-------- PROVIDED MATERIAL

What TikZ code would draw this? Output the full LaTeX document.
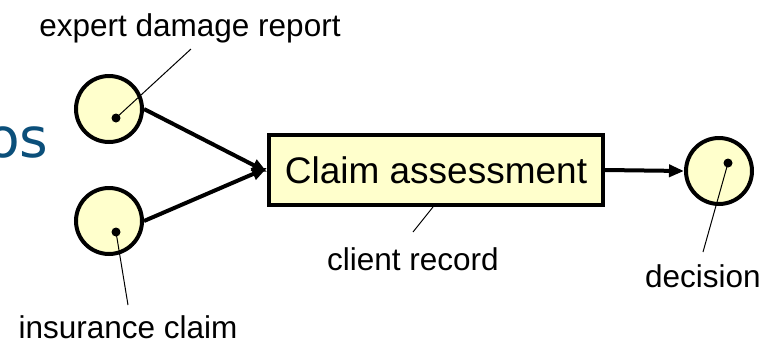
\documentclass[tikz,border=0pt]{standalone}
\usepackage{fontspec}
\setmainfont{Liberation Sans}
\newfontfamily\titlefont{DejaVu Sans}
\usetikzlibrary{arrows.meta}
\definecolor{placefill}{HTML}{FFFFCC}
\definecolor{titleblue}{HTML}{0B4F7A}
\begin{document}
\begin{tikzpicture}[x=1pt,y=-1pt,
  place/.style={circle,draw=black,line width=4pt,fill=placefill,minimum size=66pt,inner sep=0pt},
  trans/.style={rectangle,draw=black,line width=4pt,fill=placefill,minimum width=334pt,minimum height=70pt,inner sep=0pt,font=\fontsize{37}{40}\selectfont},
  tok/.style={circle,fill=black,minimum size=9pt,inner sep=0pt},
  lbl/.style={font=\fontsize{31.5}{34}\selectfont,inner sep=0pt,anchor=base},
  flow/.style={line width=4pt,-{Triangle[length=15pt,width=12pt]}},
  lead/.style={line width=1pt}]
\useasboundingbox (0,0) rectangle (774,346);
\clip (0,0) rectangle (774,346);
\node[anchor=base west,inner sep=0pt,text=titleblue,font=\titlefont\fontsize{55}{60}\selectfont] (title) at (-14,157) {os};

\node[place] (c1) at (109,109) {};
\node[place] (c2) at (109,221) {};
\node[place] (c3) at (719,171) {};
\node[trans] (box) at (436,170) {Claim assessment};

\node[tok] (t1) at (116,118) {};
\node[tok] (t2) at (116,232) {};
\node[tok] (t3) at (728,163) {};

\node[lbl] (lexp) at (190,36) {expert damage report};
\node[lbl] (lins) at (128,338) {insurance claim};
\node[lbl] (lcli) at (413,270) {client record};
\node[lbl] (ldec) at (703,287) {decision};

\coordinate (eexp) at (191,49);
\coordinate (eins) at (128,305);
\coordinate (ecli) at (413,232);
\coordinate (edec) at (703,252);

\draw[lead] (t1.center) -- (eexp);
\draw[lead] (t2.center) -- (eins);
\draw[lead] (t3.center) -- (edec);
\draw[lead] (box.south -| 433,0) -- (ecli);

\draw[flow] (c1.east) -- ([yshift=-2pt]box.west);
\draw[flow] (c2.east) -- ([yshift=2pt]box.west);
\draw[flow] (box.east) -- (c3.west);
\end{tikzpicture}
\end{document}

----------------

Give again, word for word, every line from the top of the data above to the line holding "433,0) -- (ecli);", inclusive, with the pictures left out.

• **RESULT FOR THIS TASK**:
What TikZ code would draw this? Output the full LaTeX document.
\documentclass[tikz,border=0pt]{standalone}
\usepackage{fontspec}
\setmainfont{Liberation Sans}
\newfontfamily\titlefont{DejaVu Sans}
\usetikzlibrary{arrows.meta}
\definecolor{placefill}{HTML}{FFFFCC}
\definecolor{titleblue}{HTML}{0B4F7A}
\begin{document}
\begin{tikzpicture}[x=1pt,y=-1pt,
  place/.style={circle,draw=black,line width=4pt,fill=placefill,minimum size=66pt,inner sep=0pt},
  trans/.style={rectangle,draw=black,line width=4pt,fill=placefill,minimum width=334pt,minimum height=70pt,inner sep=0pt,font=\fontsize{37}{40}\selectfont},
  tok/.style={circle,fill=black,minimum size=9pt,inner sep=0pt},
  lbl/.style={font=\fontsize{31.5}{34}\selectfont,inner sep=0pt,anchor=base},
  flow/.style={line width=4pt,-{Triangle[length=15pt,width=12pt]}},
  lead/.style={line width=1pt}]
\useasboundingbox (0,0) rectangle (774,346);
\clip (0,0) rectangle (774,346);
\node[anchor=base west,inner sep=0pt,text=titleblue,font=\titlefont\fontsize{55}{60}\selectfont] (title) at (-14,157) {os};

\node[place] (c1) at (109,109) {};
\node[place] (c2) at (109,221) {};
\node[place] (c3) at (719,171) {};
\node[trans] (box) at (436,170) {Claim assessment};

\node[tok] (t1) at (116,118) {};
\node[tok] (t2) at (116,232) {};
\node[tok] (t3) at (728,163) {};

\node[lbl] (lexp) at (190,36) {expert damage report};
\node[lbl] (lins) at (128,338) {insurance claim};
\node[lbl] (lcli) at (413,270) {client record};
\node[lbl] (ldec) at (703,287) {decision};

\coordinate (eexp) at (191,49);
\coordinate (eins) at (128,305);
\coordinate (ecli) at (413,232);
\coordinate (edec) at (703,252);

\draw[lead] (t1.center) -- (eexp);
\draw[lead] (t2.center) -- (eins);
\draw[lead] (t3.center) -- (edec);
\draw[lead] (box.south -| 433,0) -- (ecli);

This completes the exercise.